Outright waivers of service of process present obvious risks to the party defending the lawsuit. They may also generate headaches for the plaintiffs. Among other things, any judgment obtained from a U.S. court on the basis of an outright waiver may prove difficult to enforce abroad, particularly if the defendant never received actual notice of the suit.
Clause Interpretation
U.S. courts are sometimes asked to determine whether a clause (1) designates a method by which process is to be served, or (2) waives service of process altogether. Their record in this area is undistinguished. In Rockefeller Technology Investments (Asia VII) v. Changzhou SinoType Technology Co. (2020), the California Supreme Court held that the following contract provision conveyed the intent of the parties to waive service of process altogether in a case involving a Chinese defendant:
The Parties shall provide notice in the English language to each other at the addresses set forth in the Agreement via Federal Express or similar courier, with copies via facsimile or email, and shall be deemed received 3 business days after deposit with the courier. The Parties hereby submit to the jurisdiction of the Federal and State Courts in California and consent to service of process in accord with the notice provisions above.
It is difficult to understand why a contract provision in which the parties “consent to service of process” via a particular method should be interpreted an outright waiver. In Seagate Technology LLC v. Goel (2022) the California Court of Appeal rendered an equally baffling interpretive decision. It held that the following service-of-process clause constituted an outright waiver in a case involving an Indian defendant:
The parties agree to service of process by U.S. mail for any action in the Selected Courts to enforce the Settlement Documents at the addresses set forth for Notice in paragraph 38 above.

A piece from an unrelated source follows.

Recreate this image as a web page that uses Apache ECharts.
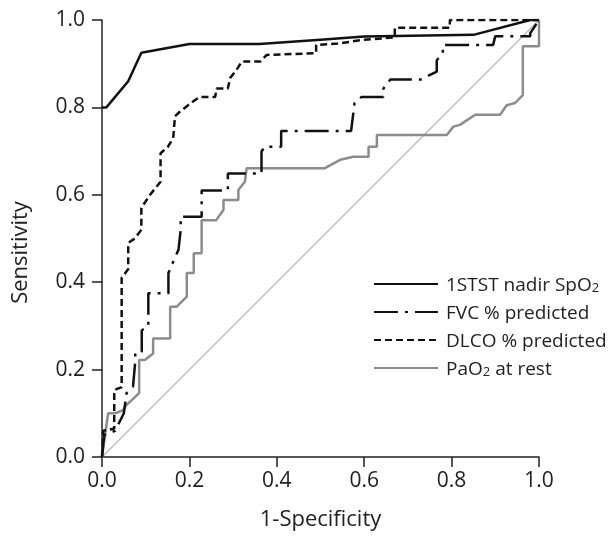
<!DOCTYPE html>
<html>
<head>
<meta charset="utf-8">
<script src="https://cdn.jsdelivr.net/npm/echarts@6/dist/echarts.min.js"></script>
<style>
    html, body { margin: 0; padding: 0; background: #fff; }
    #roc-chart { width: 615px; height: 537px; }
</style>
</head>
<body>
<div id="roc-chart"></div>
<script>
const SERIES_NAMES = ['1STST nadir SpO2', 'FVC % predicted', 'DLCO % predicted', 'PaO2 at rest'];
const TICK_VALUES = [0.0, 0.2, 0.4, 0.6, 0.8, 1.0];

// [1-specificity, sensitivity]
const spo2_points = [
    [0, 0.80], [0.01, 0.80], [0.06, 0.86], [0.09, 0.925], [0.2, 0.945], [0.36, 0.945],
    [0.5, 0.955], [0.6, 0.962], [0.85, 0.966], [0.98, 1.0], [1, 1]
];
const fvc_points = [
    [0, 0], [0.005, 0.05], [0.03, 0.06], [0.05, 0.1], [0.056, 0.146], [0.071, 0.161],
    [0.076, 0.218], [0.076, 0.238], [0.091, 0.241], [0.091, 0.29], [0.106, 0.298],
    [0.106, 0.375], [0.152, 0.375], [0.152, 0.421], [0.163, 0.447], [0.175, 0.474],
    [0.18, 0.519], [0.18, 0.55], [0.228, 0.55], [0.228, 0.61], [0.288, 0.61],
    [0.288, 0.649], [0.365, 0.649], [0.365, 0.699], [0.372, 0.71], [0.41, 0.71],
    [0.41, 0.746], [0.57, 0.746], [0.578, 0.81], [0.594, 0.824], [0.644, 0.824],
    [0.644, 0.843], [0.66, 0.864], [0.73, 0.864], [0.766, 0.882], [0.766, 0.908],
    [0.78, 0.924], [0.78, 0.943], [0.895, 0.943], [0.9, 0.963], [0.98, 0.963],
    [0.98, 0.97], [1, 1]
];
const dlco_points = [
    [0, 0], [0.003, 0.06], [0.028, 0.065], [0.028, 0.153], [0.045, 0.16], [0.045, 0.41],
    [0.06, 0.43], [0.06, 0.49], [0.075, 0.5], [0.09, 0.52], [0.09, 0.57], [0.11, 0.6],
    [0.134, 0.63], [0.134, 0.695], [0.151, 0.71], [0.163, 0.73], [0.167, 0.78],
    [0.178, 0.79], [0.197, 0.805], [0.213, 0.817], [0.224, 0.824], [0.259, 0.824],
    [0.262, 0.843], [0.288, 0.843], [0.293, 0.867], [0.308, 0.886], [0.32, 0.905],
    [0.362, 0.905], [0.377, 0.92], [0.49, 0.924], [0.49, 0.943], [0.54, 0.946],
    [0.6, 0.955], [0.67, 0.96], [0.67, 0.982], [0.796, 0.982], [0.796, 1.0], [1, 1]
];
const pao2_points = [
    [0, 0], [0.014, 0.1], [0.03, 0.1], [0.048, 0.107], [0.056, 0.119], [0.068, 0.13],
    [0.085, 0.146], [0.085, 0.222], [0.098, 0.222], [0.117, 0.237], [0.117, 0.271],
    [0.156, 0.271], [0.156, 0.344], [0.171, 0.344], [0.194, 0.367], [0.194, 0.421],
    [0.21, 0.421], [0.21, 0.466], [0.228, 0.466], [0.228, 0.542], [0.261, 0.542],
    [0.278, 0.565], [0.278, 0.588], [0.312, 0.588], [0.312, 0.611], [0.327, 0.63],
    [0.331, 0.661], [0.51, 0.661], [0.545, 0.68], [0.575, 0.687], [0.61, 0.687],
    [0.61, 0.71], [0.629, 0.71], [0.629, 0.737], [0.789, 0.737], [0.804, 0.756],
    [0.819, 0.76], [0.854, 0.783], [0.911, 0.783], [0.926, 0.805], [0.945, 0.81],
    [0.963, 0.828], [0.963, 0.94], [1, 0.94], [1, 1]
];
const reference_points = [[0, 0], [1, 1]];

const FONT = '"Open Sans", "DejaVu Sans", sans-serif';
const TEXT_COLOR = '#222';

let roc_chart = echarts.init(document.getElementById('roc-chart'));

function axisOptions(name, nameGap, labelMargin, namePadding) {
    return {
        type: 'value',
        min: 0,
        max: 1,
        interval: 0.2,
        name: name,
        nameLocation: 'middle',
        nameGap: nameGap,
        nameTextStyle: { color: TEXT_COLOR, fontFamily: FONT, fontSize: 22, padding: namePadding },
        splitLine: { show: false },
        axisLine: { lineStyle: { color: '#222', width: 1.5 } },
        axisTick: { show: true, inside: false, length: 10, lineStyle: { color: '#222', width: 1.5 } },
        axisLabel: {
            color: TEXT_COLOR,
            fontFamily: FONT,
            fontSize: 21,
            margin: labelMargin,
            formatter: function (v) {
                let idx = TICK_VALUES.findIndex(t => Math.abs(t - v) < 1e-6);
                return idx >= 0 ? TICK_VALUES[idx].toFixed(1) : '';
            }
        }
    };
}

let option = {
    animation: false,
    grid: { left: 102, right: 76, top: 20, bottom: 80, containLabel: false },
    legend: {
        orient: 'vertical',
        left: 368,
        top: 271,
        itemWidth: 64,
        itemHeight: 14,
        itemGap: 9,
        itemStyle: { opacity: 0 },
        data: SERIES_NAMES,
        formatter: function (name) {
            if (name === SERIES_NAMES[0]) return '{a|1STST nadir SpO}{s|2}';
            if (name === SERIES_NAMES[3]) return '{a|PaO}{s|2}{a| at rest}';
            return '{a|' + name + '}';
        },
        textStyle: {
            color: TEXT_COLOR,
            fontFamily: FONT,
            padding: [0, 0, 0, 3],
            rich: {
                a: { fontFamily: FONT, fontSize: 19, lineHeight: 22, color: TEXT_COLOR, verticalAlign: 'bottom' },
                s: { fontFamily: FONT, fontSize: 13, lineHeight: 14, color: TEXT_COLOR, verticalAlign: 'bottom' }
            }
        }
    },
    xAxis: axisOptions('1-Specificity', 52, 14, [0, 0, 0, 0]),
    yAxis: axisOptions('Sensitivity', 70, 17, [0, 28, 0, 0]),
    series: [
        {
            name: 'reference',
            type: 'line',
            data: reference_points,
            symbol: 'none',
            silent: true,
            lineStyle: { color: '#b8b8b8', width: 1.2 },
            z: 1
        },
        {
            name: SERIES_NAMES[3],
            type: 'line',
            data: pao2_points,
            symbol: 'none',
            lineStyle: { color: '#8c8c8c', width: 2.5 },
            itemStyle: { color: '#8c8c8c' },
            z: 2
        },
        {
            name: SERIES_NAMES[2],
            type: 'line',
            data: dlco_points,
            symbol: 'none',
            lineStyle: { color: '#111', width: 2.5, type: [7, 4] },
            itemStyle: { color: '#111' },
            z: 3
        },
        {
            name: SERIES_NAMES[1],
            type: 'line',
            data: fvc_points,
            symbol: 'none',
            lineStyle: { color: '#111', width: 2.5, type: [24, 7, 3, 7] },
            itemStyle: { color: '#111' },
            z: 4
        },
        {
            name: SERIES_NAMES[0],
            type: 'line',
            data: spo2_points,
            symbol: 'none',
            lineStyle: { color: '#111', width: 2.5 },
            itemStyle: { color: '#111' },
            z: 5
        }
    ]
};
roc_chart.setOption(option);

window.addEventListener('resize', function () {
    roc_chart?.resize();
});
</script>
</body>
</html>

Again, it is difficult to understand why a clause specifying a method for serving process should be construed as a clause waiving service of process. Given the significant consequences for the defendant that flow from waiving service of process, the courts should be cautious about interpreting a clause to reach this result absent clear and unequivocal language.
Conclusion
The service-of-process clause gets far less attention than its contractual brethren—the choice-of-law clause, the forum selection clause, the arbitration clause, and waiver of jury trial clause. It can, however, prove vitally important in lawsuits where the defendant is outside of the United States or is otherwise difficult to serve. In particular, a service-of-process clause appointing an agent or waiving service may allow the parties to avoid the delays sometimes associated with serving defendants abroad under the Hague Service Convention.